Si nous laissons la place à cette angoisse et au vide qu’elle provoque, si nous prenons le temps de la rencontrer vraiment, alors il est fort probable que nous allons rencontrer un autre sentiment, la tristesse. Ce dernier sentiment est peut-être celui qui est le plus profond et que nous avons du mal à intégrer : le départ d’un enfant, celui d’un chef qu’on aimait c’est normal que cela provoque de la tristesse. Mais de nos jours rares sont les personnes qui vous disent « je suis triste », comme si ce sentiment devait être banni du vocabulaire de l’homme et la femme du XXIè siècle.

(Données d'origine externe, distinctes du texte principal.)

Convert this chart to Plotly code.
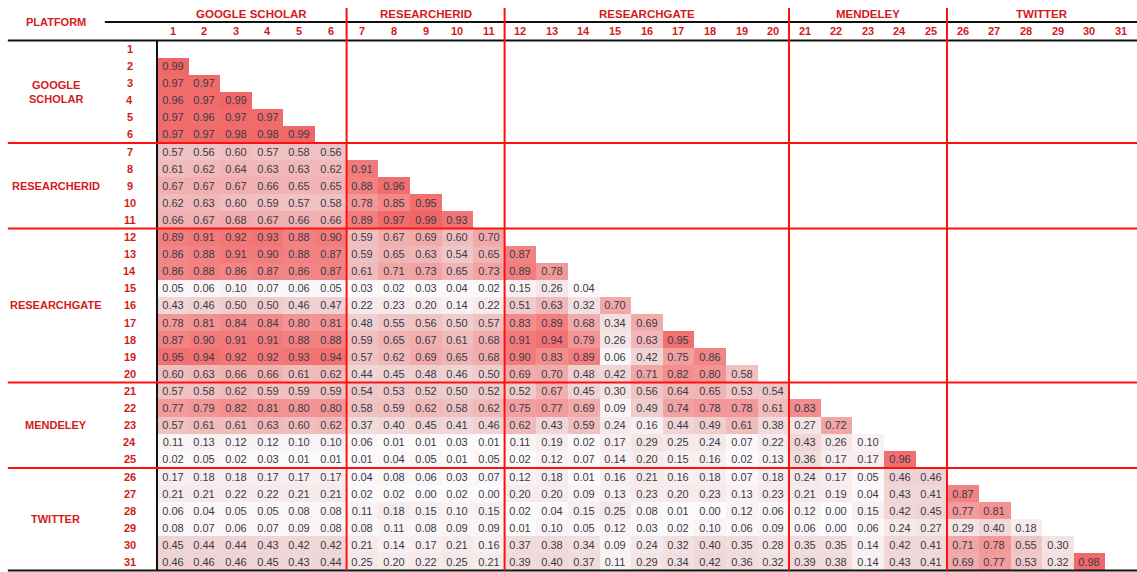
import plotly.graph_objects as go

# ---------------- data ----------------
groups = ["GOOGLE SCHOLAR", "RESEARCHERID", "RESEARCHGATE", "MENDELEY", "TWITTER"]
row_group_labels = ["GOOGLE<br>SCHOLAR", "RESEARCHERID", "RESEARCHGATE", "MENDELEY", "TWITTER"]
group_sizes = [6, 5, 9, 5, 6]
tick_labels = [str(i) for i in range(1, 32)]

google_scholar_rows = [
    [],
    [0.99],
    [0.97, 0.97],
    [0.96, 0.97, 0.99],
    [0.97, 0.96, 0.97, 0.97],
    [0.97, 0.97, 0.98, 0.98, 0.99],
]
researcherid_rows = [
    [0.57, 0.56, 0.60, 0.57, 0.58, 0.56],
    [0.61, 0.62, 0.64, 0.63, 0.63, 0.62, 0.91],
    [0.67, 0.67, 0.67, 0.66, 0.65, 0.65, 0.88, 0.96],
    [0.62, 0.63, 0.60, 0.59, 0.57, 0.58, 0.78, 0.85, 0.95],
    [0.66, 0.67, 0.68, 0.67, 0.66, 0.66, 0.89, 0.97, 0.99, 0.93],
]
researchgate_rows = [
    [0.89, 0.91, 0.92, 0.93, 0.88, 0.90, 0.59, 0.67, 0.69, 0.60, 0.70],
    [0.86, 0.88, 0.91, 0.90, 0.88, 0.87, 0.59, 0.65, 0.63, 0.54, 0.65, 0.87],
    [0.86, 0.88, 0.86, 0.87, 0.86, 0.87, 0.61, 0.71, 0.73, 0.65, 0.73, 0.89, 0.78],
    [0.05, 0.06, 0.10, 0.07, 0.06, 0.05, 0.03, 0.02, 0.03, 0.04, 0.02, 0.15, 0.26, 0.04],
    [0.43, 0.46, 0.50, 0.50, 0.46, 0.47, 0.22, 0.23, 0.20, 0.14, 0.22, 0.51, 0.63, 0.32, 0.70],
    [0.78, 0.81, 0.84, 0.84, 0.80, 0.81, 0.48, 0.55, 0.56, 0.50, 0.57, 0.83, 0.89, 0.68, 0.34, 0.69],
    [0.87, 0.90, 0.91, 0.91, 0.88, 0.88, 0.59, 0.65, 0.67, 0.61, 0.68, 0.91, 0.94, 0.79, 0.26, 0.63, 0.95],
    [0.95, 0.94, 0.92, 0.92, 0.93, 0.94, 0.57, 0.62, 0.69, 0.65, 0.68, 0.90, 0.83, 0.89, 0.06, 0.42, 0.75, 0.86],
    [0.60, 0.63, 0.66, 0.66, 0.61, 0.62, 0.44, 0.45, 0.48, 0.46, 0.50, 0.69, 0.70, 0.48, 0.42, 0.71, 0.82, 0.80, 0.58],
]
mendeley_rows = [
    [0.57, 0.58, 0.62, 0.59, 0.59, 0.59, 0.54, 0.53, 0.52, 0.50, 0.52,
     0.52, 0.67, 0.45, 0.30, 0.56, 0.64, 0.65, 0.53, 0.54],
    [0.77, 0.79, 0.82, 0.81, 0.80, 0.80, 0.58, 0.59, 0.62, 0.58, 0.62,
     0.75, 0.77, 0.69, 0.09, 0.49, 0.74, 0.78, 0.78, 0.61, 0.83],
    [0.57, 0.61, 0.61, 0.63, 0.60, 0.62, 0.37, 0.40, 0.45, 0.41, 0.46,
     0.62, 0.43, 0.59, 0.24, 0.16, 0.44, 0.49, 0.61, 0.38, 0.27, 0.72],
    [0.11, 0.13, 0.12, 0.12, 0.10, 0.10, 0.06, 0.01, 0.01, 0.03, 0.01,
     0.11, 0.19, 0.02, 0.17, 0.29, 0.25, 0.24, 0.07, 0.22, 0.43, 0.26, 0.10],
    [0.02, 0.05, 0.02, 0.03, 0.01, 0.01, 0.01, 0.04, 0.05, 0.01, 0.05,
     0.02, 0.12, 0.07, 0.14, 0.20, 0.15, 0.16, 0.02, 0.13, 0.36, 0.17, 0.17, 0.96],
]
twitter_rows = [
    [0.17, 0.18, 0.18, 0.17, 0.17, 0.17, 0.04, 0.08, 0.06, 0.03, 0.07,
     0.12, 0.18, 0.01, 0.16, 0.21, 0.16, 0.18, 0.07, 0.18, 0.24, 0.17, 0.05, 0.46, 0.46],
    [0.21, 0.21, 0.22, 0.22, 0.21, 0.21, 0.02, 0.02, 0.00, 0.02, 0.00,
     0.20, 0.20, 0.09, 0.13, 0.23, 0.20, 0.23, 0.13, 0.23, 0.21, 0.19, 0.04, 0.43, 0.41, 0.87],
    [0.06, 0.04, 0.05, 0.05, 0.08, 0.08, 0.11, 0.18, 0.15, 0.10, 0.15,
     0.02, 0.04, 0.15, 0.25, 0.08, 0.01, 0.00, 0.12, 0.06, 0.12, 0.00, 0.15, 0.42, 0.45, 0.77, 0.81],
    [0.08, 0.07, 0.06, 0.07, 0.09, 0.08, 0.08, 0.11, 0.08, 0.09, 0.09,
     0.01, 0.10, 0.05, 0.12, 0.03, 0.02, 0.10, 0.06, 0.09, 0.06, 0.00, 0.06, 0.24, 0.27, 0.29, 0.40, 0.18],
    [0.45, 0.44, 0.44, 0.43, 0.42, 0.42, 0.21, 0.14, 0.17, 0.21, 0.16,
     0.37, 0.38, 0.34, 0.09, 0.24, 0.32, 0.40, 0.35, 0.28, 0.35, 0.35, 0.14, 0.42, 0.41, 0.71, 0.78, 0.55, 0.30],
    [0.46, 0.46, 0.46, 0.45, 0.43, 0.44, 0.25, 0.20, 0.22, 0.25, 0.21,
     0.39, 0.40, 0.37, 0.11, 0.29, 0.34, 0.42, 0.36, 0.32, 0.39, 0.38, 0.14, 0.43, 0.41, 0.69, 0.77, 0.53, 0.32, 0.98],
]

# ---------------- build matrix ----------------
all_rows = google_scholar_rows + researcherid_rows + researchgate_rows + mendeley_rows + twitter_rows
n = len(tick_labels)
z = []
for r in all_rows:
    z.append(list(r) + [None] * (n - len(r)))

xs = list(range(1, n + 1))
ys = list(range(1, n + 1))

RED = "#d41a1a"
LINE_RED = "#ff1010"
FONT_HDR = "Liberation Sans Narrow, Arial Narrow, Liberation Sans, Arial, sans-serif"
FONT_LBL = "Liberation Sans, Arial, sans-serif"

colorscale = [
    [0.0, "rgb(253,251,253)"],
    [0.25, "rgb(245,232,232)"],
    [0.45, "rgb(239,212,212)"],
    [0.6, "rgb(240,190,190)"],
    [0.8, "rgb(243,148,148)"],
    [1.0, "rgb(241,100,100)"],
]

fig = go.Figure(go.Heatmap(
    z=z, x=xs, y=ys,
    zmin=0, zmax=1,
    colorscale=colorscale,
    showscale=False,
    texttemplate="%{z:.2f}",
    textfont=dict(size=11, color="#3a3a48", family=FONT_LBL),
    hoverinfo="skip",
))

# geometry (data units)
x_left = -4.22
x_right = 31.6
y_top_lines = -1.40
y_hdr_line = -0.58
x_hdr_line = -1.15
y_group_lbl = -1.05
y_col_num = -0.05
x_row_num = -0.36
x_row_group = -2.70

shapes = []
shapes.append(dict(type="line", x0=x_hdr_line, x1=x_right, y0=y_hdr_line, y1=y_hdr_line,
                   line=dict(color="#111", width=2)))
shapes.append(dict(type="line", x0=x_left, x1=x_right, y0=0.5, y1=0.5,
                   line=dict(color="#111", width=2)))
shapes.append(dict(type="line", x0=x_left, x1=x_right, y0=n + 0.5, y1=n + 0.5,
                   line=dict(color="#111", width=2)))
shapes.append(dict(type="line", x0=0.5, x1=0.5, y0=0.5, y1=n + 0.5,
                   line=dict(color="#111", width=2)))

cum = 0
bounds = []
for s in group_sizes[:-1]:
    cum += s
    bounds.append(cum + 0.5)
for b in bounds:
    shapes.append(dict(type="line", x0=x_left, x1=x_right, y0=b, y1=b,
                       line=dict(color=LINE_RED, width=2)))
    shapes.append(dict(type="line", x0=b, x1=b, y0=y_top_lines, y1=n + 0.5,
                       line=dict(color=LINE_RED, width=2)))

annotations = []
annotations.append(dict(x=x_row_group, y=y_hdr_line, text="<b>PLATFORM</b>", showarrow=False,
                        font=dict(size=11, color=RED, family=FONT_LBL), xanchor="center", yanchor="middle"))
start = 1
for g, rg, s in zip(groups, row_group_labels, group_sizes):
    center = start + (s - 1) / 2
    annotations.append(dict(x=center, y=y_group_lbl, text="<b>" + g + "</b>", showarrow=False,
                            font=dict(size=11.5, color=RED, family=FONT_HDR)))
    annotations.append(dict(x=x_row_group, y=center, text="<b>" + rg + "</b>", showarrow=False,
                            font=dict(size=11, color=RED, family=FONT_LBL)))
    start += s
for i, t in enumerate(tick_labels):
    annotations.append(dict(x=i + 1, y=y_col_num, text="<b>" + t + "</b>", showarrow=False,
                            font=dict(size=11, color=RED, family=FONT_HDR)))
    annotations.append(dict(x=x_row_num, y=i + 1, text="<b>" + t + "</b>", showarrow=False,
                            font=dict(size=11, color=RED, family=FONT_HDR)))

fig.update_layout(
    width=1137, height=572,
    margin=dict(l=0, r=0, t=0, b=0),
    paper_bgcolor="white", plot_bgcolor="white",
    shapes=shapes, annotations=annotations,
    xaxis=dict(range=[-4.468, 31.513], visible=False, fixedrange=True),
    yaxis=dict(range=[31.585, -1.865], visible=False, fixedrange=True),
)

fig.write_html("out.html",
               config={"displayModeBar": False},
               post_script="document.body.style.margin='0px';document.body.style.overflow='hidden';")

Dans l’époque où tout va rapidement et où tout le monde doit aller bien et montrer qu’ils vont bien, il est beaucoup plus acceptable socialement d’être en sur activité, super occupés et avec plein d’engagements, ou même irritable… tout pourvu de ne pas rencontrer et montrer qu’on peut être tristes.

4/ Et après ? Le renouveau !

Seulement quand on rencontre notre tristesse, le vrai renouveau arrive. Il n’est pas nécessaire de se « pleurer dessous » qui est la dérive de l’autre côté du curseur (la complaisance vis-à-vis de ses malheurs), mais de bien acter que nous avons ce sentiment, le regarder en face, pour ensuite le saluer et partir sur une autre phase de vie ou professionnelle. Ce n’est qu’en vivant pleinement nos sentiments, en les acceptant tels qu’ils viennent sans les cacher à nous- mêmes, que nous pouvons faire le deuil de ce qui n’est plus pour réinvestir nos énergies en quelque chose d’autre.

Parfois il est difficile de se projeter dans un futur que l’on ne connaît pas. Mais ce futur a besoin aussi d’émerger d’un passé qui est clos pour vraiment créer du nouveau. Il faut laisser du vide pour créer du nouveau plein. Mais si, pris par notre agitation, nous ne laissons pas la place à des vides, comment pouvons-nous nous renouveler ?

Je sais, ce n’est pas facile, je suis la première à vivre très mal les vides et à vouloir les éviter à tout prix, mais depuis un moment, je me laisse aller à regarder mes moments d’angoisse et ensuite de tristesse et je vois que cela porte ses fruits tant du point de vue professionnel que relationnel. C’est ce que je vous souhaite aussi.